**EXERCISE BRIEF:** Your task is to repeat all of the data exactly while excluding the pictures.

**DATA SEGMENT:**

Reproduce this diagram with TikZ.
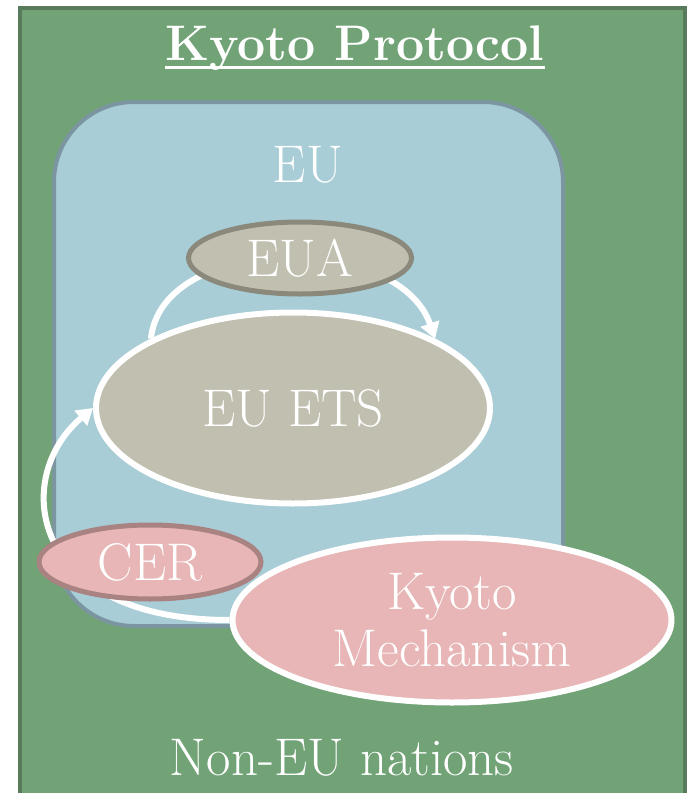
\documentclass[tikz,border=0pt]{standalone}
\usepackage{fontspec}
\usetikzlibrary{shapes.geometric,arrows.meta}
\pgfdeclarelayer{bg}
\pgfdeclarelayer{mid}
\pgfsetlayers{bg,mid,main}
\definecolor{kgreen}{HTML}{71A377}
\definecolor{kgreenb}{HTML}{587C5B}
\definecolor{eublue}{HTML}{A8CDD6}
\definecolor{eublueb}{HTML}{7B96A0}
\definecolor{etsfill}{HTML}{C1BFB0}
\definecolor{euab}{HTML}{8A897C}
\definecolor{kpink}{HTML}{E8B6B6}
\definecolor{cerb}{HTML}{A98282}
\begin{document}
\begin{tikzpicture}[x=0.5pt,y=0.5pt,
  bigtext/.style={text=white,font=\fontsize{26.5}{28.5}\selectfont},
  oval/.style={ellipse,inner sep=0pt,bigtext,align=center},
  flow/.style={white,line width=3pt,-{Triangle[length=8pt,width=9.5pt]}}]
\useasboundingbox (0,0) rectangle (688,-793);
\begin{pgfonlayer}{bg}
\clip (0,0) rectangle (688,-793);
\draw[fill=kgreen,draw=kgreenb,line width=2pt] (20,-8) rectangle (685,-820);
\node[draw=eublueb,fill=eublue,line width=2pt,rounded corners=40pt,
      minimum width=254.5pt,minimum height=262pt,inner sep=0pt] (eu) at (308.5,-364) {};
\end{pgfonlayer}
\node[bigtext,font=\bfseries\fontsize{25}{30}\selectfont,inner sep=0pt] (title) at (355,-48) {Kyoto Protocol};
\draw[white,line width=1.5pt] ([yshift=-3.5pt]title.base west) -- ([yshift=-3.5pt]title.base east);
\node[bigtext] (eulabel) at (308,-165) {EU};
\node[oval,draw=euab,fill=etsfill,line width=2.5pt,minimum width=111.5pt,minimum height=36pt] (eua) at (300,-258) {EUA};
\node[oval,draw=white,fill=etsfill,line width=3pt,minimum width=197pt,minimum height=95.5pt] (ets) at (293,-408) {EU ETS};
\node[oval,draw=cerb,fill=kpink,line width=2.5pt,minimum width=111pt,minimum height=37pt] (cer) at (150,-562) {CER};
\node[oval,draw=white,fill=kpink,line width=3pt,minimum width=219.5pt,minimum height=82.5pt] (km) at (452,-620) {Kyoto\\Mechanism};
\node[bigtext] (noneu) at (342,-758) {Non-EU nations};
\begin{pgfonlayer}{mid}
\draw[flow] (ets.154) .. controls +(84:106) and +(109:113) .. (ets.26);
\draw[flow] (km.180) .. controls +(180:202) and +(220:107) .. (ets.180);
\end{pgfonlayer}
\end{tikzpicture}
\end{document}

**RESULT BELOW:**
Reproduce this diagram with TikZ.
\documentclass[tikz,border=0pt]{standalone}
\usepackage{fontspec}
\usetikzlibrary{shapes.geometric,arrows.meta}
\pgfdeclarelayer{bg}
\pgfdeclarelayer{mid}
\pgfsetlayers{bg,mid,main}
\definecolor{kgreen}{HTML}{71A377}
\definecolor{kgreenb}{HTML}{587C5B}
\definecolor{eublue}{HTML}{A8CDD6}
\definecolor{eublueb}{HTML}{7B96A0}
\definecolor{etsfill}{HTML}{C1BFB0}
\definecolor{euab}{HTML}{8A897C}
\definecolor{kpink}{HTML}{E8B6B6}
\definecolor{cerb}{HTML}{A98282}
\begin{document}
\begin{tikzpicture}[x=0.5pt,y=0.5pt,
  bigtext/.style={text=white,font=\fontsize{26.5}{28.5}\selectfont},
  oval/.style={ellipse,inner sep=0pt,bigtext,align=center},
  flow/.style={white,line width=3pt,-{Triangle[length=8pt,width=9.5pt]}}]
\useasboundingbox (0,0) rectangle (688,-793);
\begin{pgfonlayer}{bg}
\clip (0,0) rectangle (688,-793);
\draw[fill=kgreen,draw=kgreenb,line width=2pt] (20,-8) rectangle (685,-820);
\node[draw=eublueb,fill=eublue,line width=2pt,rounded corners=40pt,
      minimum width=254.5pt,minimum height=262pt,inner sep=0pt] (eu) at (308.5,-364) {};
\end{pgfonlayer}
\node[bigtext,font=\bfseries\fontsize{25}{30}\selectfont,inner sep=0pt] (title) at (355,-48) {Kyoto Protocol};
\draw[white,line width=1.5pt] ([yshift=-3.5pt]title.base west) -- ([yshift=-3.5pt]title.base east);
\node[bigtext] (eulabel) at (308,-165) {EU};
\node[oval,draw=euab,fill=etsfill,line width=2.5pt,minimum width=111.5pt,minimum height=36pt] (eua) at (300,-258) {EUA};
\node[oval,draw=white,fill=etsfill,line width=3pt,minimum width=197pt,minimum height=95.5pt] (ets) at (293,-408) {EU ETS};
\node[oval,draw=cerb,fill=kpink,line width=2.5pt,minimum width=111pt,minimum height=37pt] (cer) at (150,-562) {CER};
\node[oval,draw=white,fill=kpink,line width=3pt,minimum width=219.5pt,minimum height=82.5pt] (km) at (452,-620) {Kyoto\\Mechanism};
\node[bigtext] (noneu) at (342,-758) {Non-EU nations};
\begin{pgfonlayer}{mid}
\draw[flow] (ets.154) .. controls +(84:106) and +(109:113) .. (ets.26);
\draw[flow] (km.180) .. controls +(180:202) and +(220:107) .. (ets.180);
\end{pgfonlayer}
\end{tikzpicture}
\end{document}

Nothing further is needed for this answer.